As it became clear a larger facility was needed, President Benjamin Harrison designated Ellis Island to be the site of the first Federal immigration station. The new facility opened on January 1, 1892.
In 1897, the original wood buildings as well as most of the immigration records dating back to 1855 were destroyed in a fire. Three years later a new fireproof facility was opened.
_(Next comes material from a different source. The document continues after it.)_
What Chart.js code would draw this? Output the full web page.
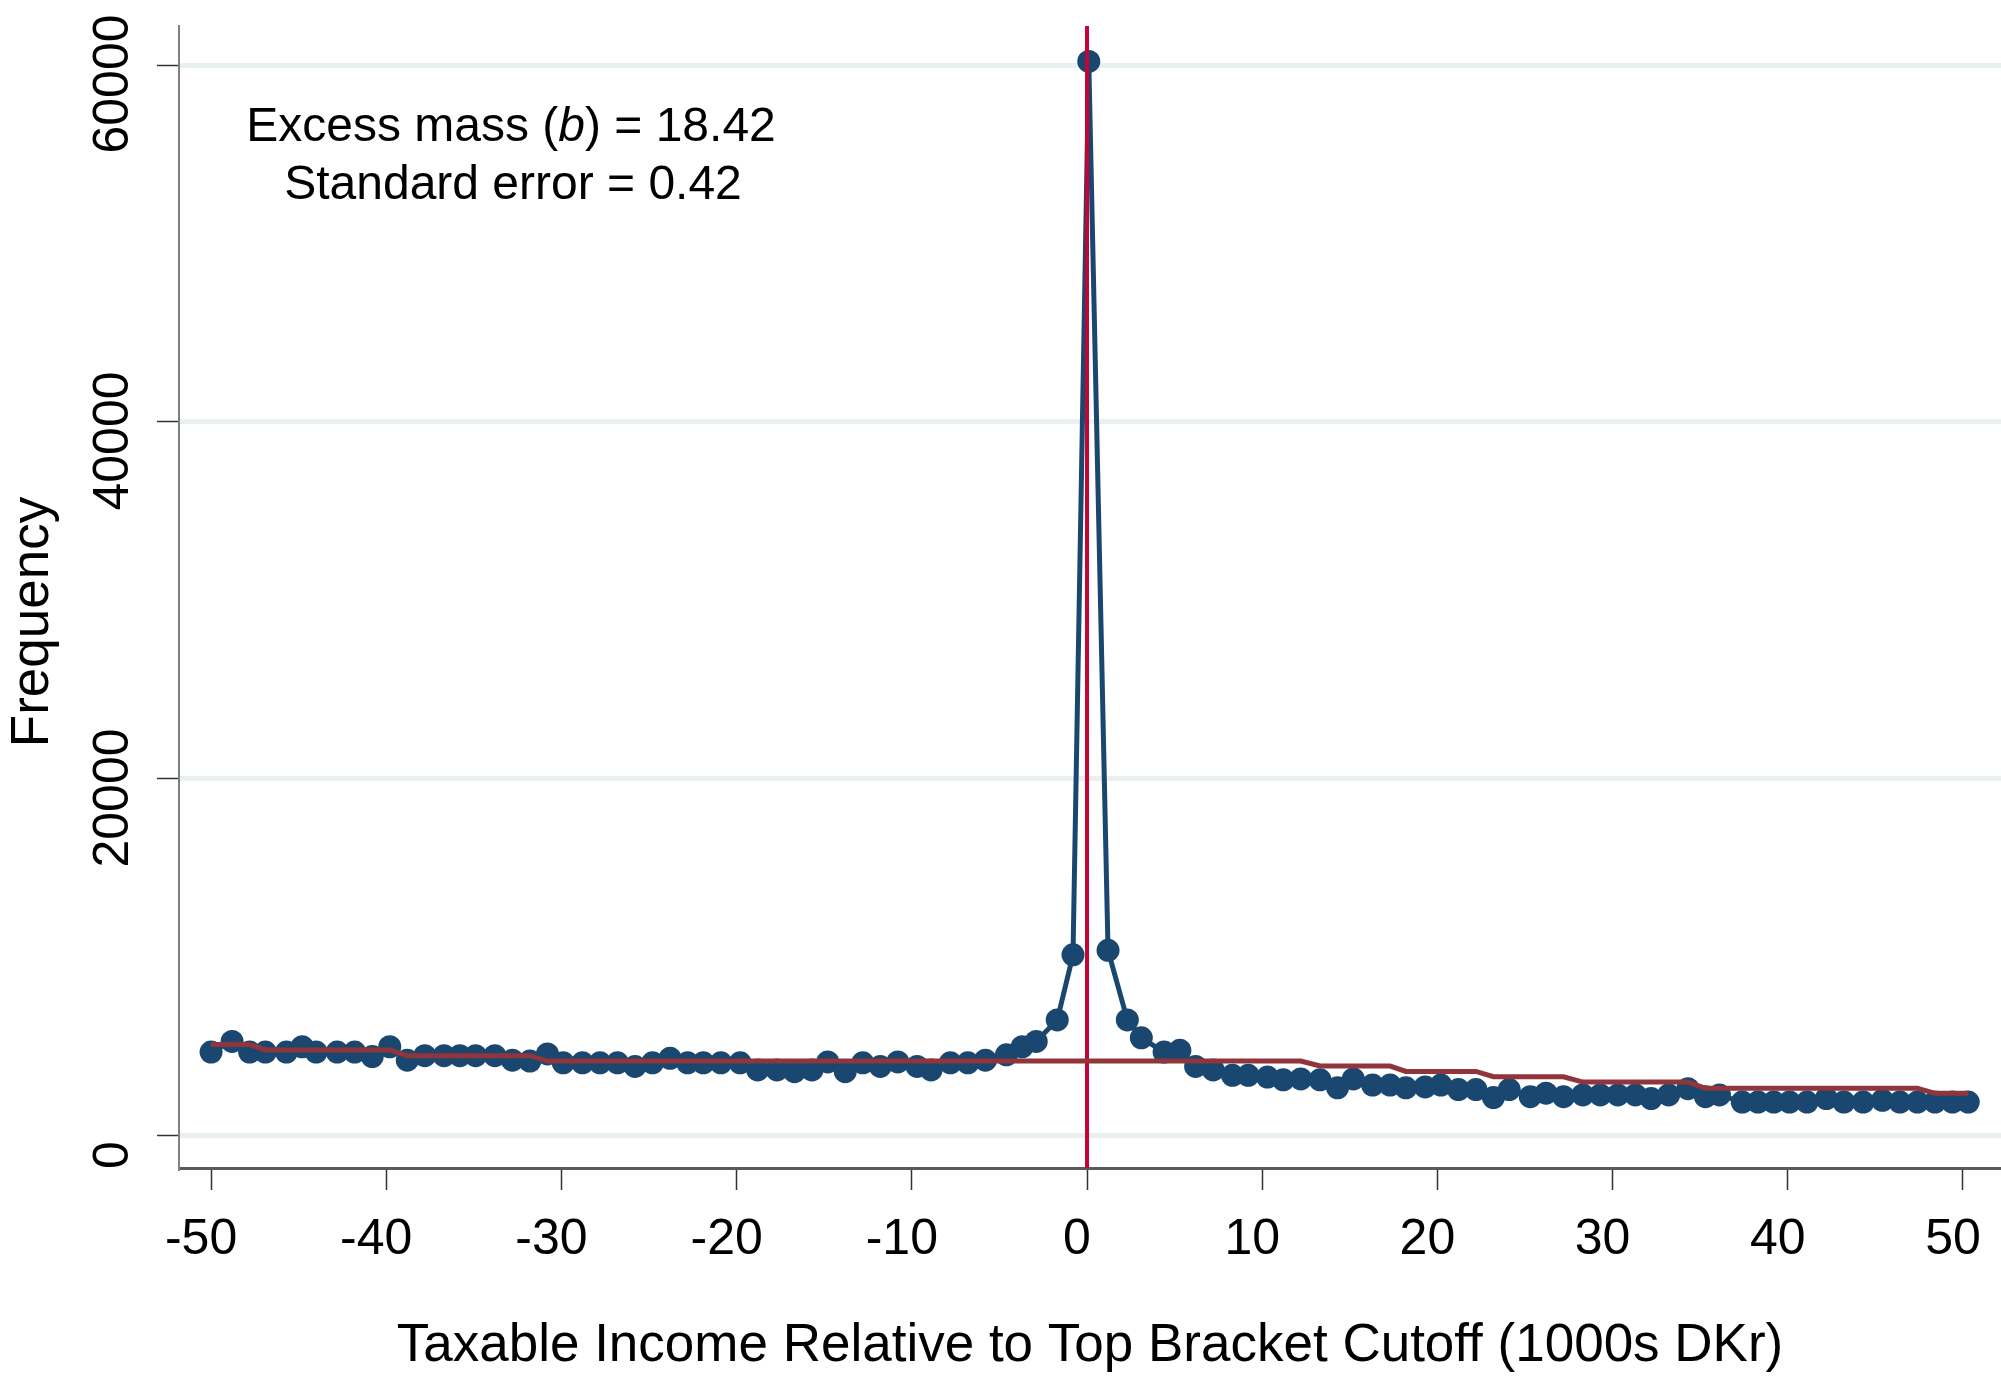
<!DOCTYPE html>
<html>
<head>
<meta charset="utf-8">
<script src="https://cdn.jsdelivr.net/npm/chart.js@4.4.1/dist/chart.umd.min.js"></script>
<style>
  html, body { margin: 0; padding: 0; background: #fff; }
  canvas { display: block; }
</style>
</head>
<body>
<canvas id="bunching" width="2001" height="1379"></canvas>
<script>
// bin centres (1000s DKr relative to cutoff)
const binX = [
  -50.0, -48.8, -47.8, -46.9, -45.7, -44.8, -44.0, -42.8, -41.8, -40.8,
  -39.8, -38.8, -37.8, -36.7, -35.8, -34.9, -33.8, -32.8, -31.8, -30.8,
  -29.9, -28.8, -27.8, -26.8, -25.8, -24.8, -23.8, -22.8, -21.9, -20.9,
  -19.8, -18.8, -17.7, -16.7, -15.7, -14.8, -13.8, -12.8, -11.8, -10.8,
  -9.7, -8.9, -7.8, -6.8, -5.8, -4.6, -3.7, -2.9, -1.7, -0.8,
  0.1, 1.2, 2.3, 3.1, 4.4, 5.3, 6.2, 7.2, 8.3, 9.2,
  10.3, 11.2, 12.2, 13.3, 14.3, 15.2, 16.3, 17.3, 18.2, 19.3,
  20.2, 21.2, 22.2, 23.2, 24.1, 25.3, 26.2, 27.2, 28.3, 29.3,
  30.3, 31.3, 32.2, 33.2, 34.3, 35.3, 36.1, 37.4, 38.3, 39.2,
  40.1, 41.1, 42.2, 43.2, 44.3, 45.4, 46.4, 47.4, 48.4, 49.4, 50.3
];

// observed frequency per bin
const frequency = [
  4700, 5300, 4700, 4700, 4700, 5000, 4700, 4700, 4700, 4450,
  5000, 4250, 4500, 4500, 4500, 4500, 4500, 4250, 4200, 4600,
  4100, 4100, 4100, 4100, 3900, 4100, 4350, 4100, 4100, 4100,
  4100, 3700, 3700, 3600, 3700, 4150, 3600, 4100, 3900, 4150,
  3900, 3700, 4100, 4100, 4250, 4550, 5000, 5300, 6500, 10150,
  60200, 10400, 6500, 5500, 4700, 4800, 3900, 3700, 3400, 3400,
  3300, 3150, 3200, 3150, 2700, 3200, 2850, 2850, 2700, 2750,
  2850, 2600, 2600, 2150, 2600, 2200, 2400, 2200, 2300, 2300,
  2300, 2300, 2100, 2300, 2650, 2200, 2300, 1900, 1900, 1900,
  1900, 1900, 2100, 1900, 1900, 2000, 1900, 1900, 1900, 1900, 1900
];

// counterfactual distribution per bin
const counterfactual = [
  5130, 5130, 5130, 4820, 4820, 4820, 4820, 4820, 4820, 4820,
  4820, 4500, 4500, 4500, 4500, 4500, 4500, 4500, 4500, 4200,
  4200, 4200, 4200, 4200, 4200, 4200, 4200, 4200, 4200, 4200,
  4200, 4200, 4200, 4200, 4200, 4200, 4200, 4200, 4200, 4200,
  4200, 4200, 4200, 4200, 4200, 4200, 4200, 4200, 4200, 4200,
  4200, 4200, 4200, 4200, 4200, 4200, 4200, 4200, 4200, 4200,
  4200, 4200, 4200, 3920, 3920, 3920, 3920, 3920, 3620, 3620,
  3620, 3620, 3620, 3320, 3320, 3320, 3320, 3320, 3020, 3020,
  3020, 3020, 3020, 3020, 3020, 2670, 2670, 2670, 2670, 2670,
  2670, 2670, 2670, 2670, 2670, 2670, 2670, 2670, 2390, 2390, 2390
];

const xTicks = [-50, -40, -30, -20, -10, 0, 10, 20, 30, 40, 50];
const yTicks = [0, 20000, 40000, 60000];
const cutoff = 0;

const FONT = "'Liberation Sans', Arial, Helvetica, sans-serif";
Chart.defaults.font.family = FONT;

function toPoints(xs, ys) {
  return xs.map((x, i) => ({ x: x, y: ys[i] }));
}

// cutoff line, rotated y labels, y title, excess mass note
const overlayPlugin = {
  id: "overlay",
  afterDatasetDraw(chart, args) {
    if (args.index !== 1) return; // after observed series, below counterfactual
    const { ctx, chartArea, scales } = chart;
    const px = scales.x.getPixelForValue(cutoff);
    ctx.save();
    ctx.strokeStyle = "#c10534";
    ctx.lineWidth = 4;
    ctx.beginPath();
    ctx.moveTo(px, chartArea.top);
    ctx.lineTo(px, chartArea.bottom);
    ctx.stroke();
    ctx.restore();
  },
  afterDraw(chart) {
    const { ctx, scales } = chart;
    ctx.save();
    ctx.fillStyle = "#000";
    ctx.font = "50px " + FONT;
    ctx.textAlign = "center";
    ctx.textBaseline = "middle";
    yTicks.forEach((v) => {
      const py = scales.y.getPixelForValue(v) + 19;
      ctx.save();
      ctx.translate(114, py);
      ctx.rotate(-Math.PI / 2);
      ctx.fillText(String(v), 0, 0);
      ctx.restore();
    });

    ctx.font = "53px " + FONT;
    ctx.save();
    ctx.translate(33, 622);
    ctx.rotate(-Math.PI / 2);
    ctx.fillText("Frequency", 0, 0);
    ctx.restore();

    // note text, "b" in italics
    const size = 48;
    const parts = [
      { t: "Excess mass (", f: size + "px " + FONT },
      { t: "b", f: "italic " + size + "px " + FONT },
      { t: ") = 18.42", f: size + "px " + FONT }
    ];
    ctx.textAlign = "left";
    let total = 0;
    parts.forEach((p) => { ctx.font = p.f; p.w = ctx.measureText(p.t).width; total += p.w; });
    let cx = 511 - total / 2;
    parts.forEach((p) => { ctx.font = p.f; ctx.fillText(p.t, cx, 128); cx += p.w; });
    ctx.font = size + "px " + FONT;
    ctx.textAlign = "center";
    ctx.fillText("Standard error = 0.42", 513, 186);
    ctx.restore();
  }
};

new Chart(document.getElementById("bunching"), {
  type: "scatter",
  data: {
    datasets: [
      {
        label: "Counterfactual",
        data: toPoints(binX, counterfactual),
        showLine: true,
        borderColor: "#90353b",
        borderWidth: 5,
        pointRadius: 0,
        fill: false
      },
      {
        label: "Frequency",
        data: toPoints(binX, frequency),
        showLine: true,
        borderColor: "#1a476f",
        borderWidth: 5,
        backgroundColor: "#1a476f",
        pointBackgroundColor: "#1a476f",
        pointBorderWidth: 0,
        pointRadius: 11.5,
        fill: false
      }
    ]
  },
  options: {
    responsive: false,
    animation: false,
    devicePixelRatio: 1,
    events: [],
    layout: { autoPadding: false, padding: { top: 26, right: 0, bottom: 0, left: 0 } },
    plugins: { legend: { display: false }, tooltip: { enabled: false } },
    scales: {
      x: {
        type: "linear",
        min: -51.83,
        max: 52.17,
        afterBuildTicks: (axis) => { axis.ticks = xTicks.map((v) => ({ value: v })); },
        afterFit: (axis) => { axis.height = 211; axis.paddingLeft = 0; axis.paddingRight = 0; },
        ticks: {
          color: "#000",
          font: { size: 50 },
          padding: 20,
          labelOffset: -10,
          maxRotation: 0,
          autoSkip: false,
          callback: (v) => String(v)
        },
        grid: { drawOnChartArea: false, drawTicks: true, tickLength: 22, tickColor: "#333", tickWidth: 1.5 },
        border: { display: true, color: "#5a5a5a", width: 3 },
        title: {
          display: true,
          text: "Taxable Income Relative to Top Bracket Cutoff (1000s DKr)",
          color: "#000",
          font: { size: 53 },
          padding: { top: 0, bottom: 1 }
        }
      },
      y: {
        type: "linear",
        min: -1793,
        max: 62185,
        afterBuildTicks: (axis) => { axis.ticks = yTicks.map((v) => ({ value: v })); },
        afterFit: (axis) => { axis.width = 179; axis.paddingTop = 0; axis.paddingBottom = 0; },
        ticks: { display: false },
        grid: { color: "#e8f0f1", lineWidth: 5, drawTicks: true, tickLength: 22, tickColor: "#333", tickWidth: 1.5 },
        border: { display: true, color: "#808080", width: 2 }
      }
    }
  },
  plugins: [overlayPlugin]
});
</script>
</body>
</html>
First and second class passengers who arrived in New York Harbor were not required to go through Ellis Island. The thought was that if they could afford a luxury ticket, they could afford to support themselves and would not become a public burden. Third class passengers, however, were treated differently. These immigrants traveled in crowded conditions in the belly of steamships and were sent directly to Ellis Island upon arrival.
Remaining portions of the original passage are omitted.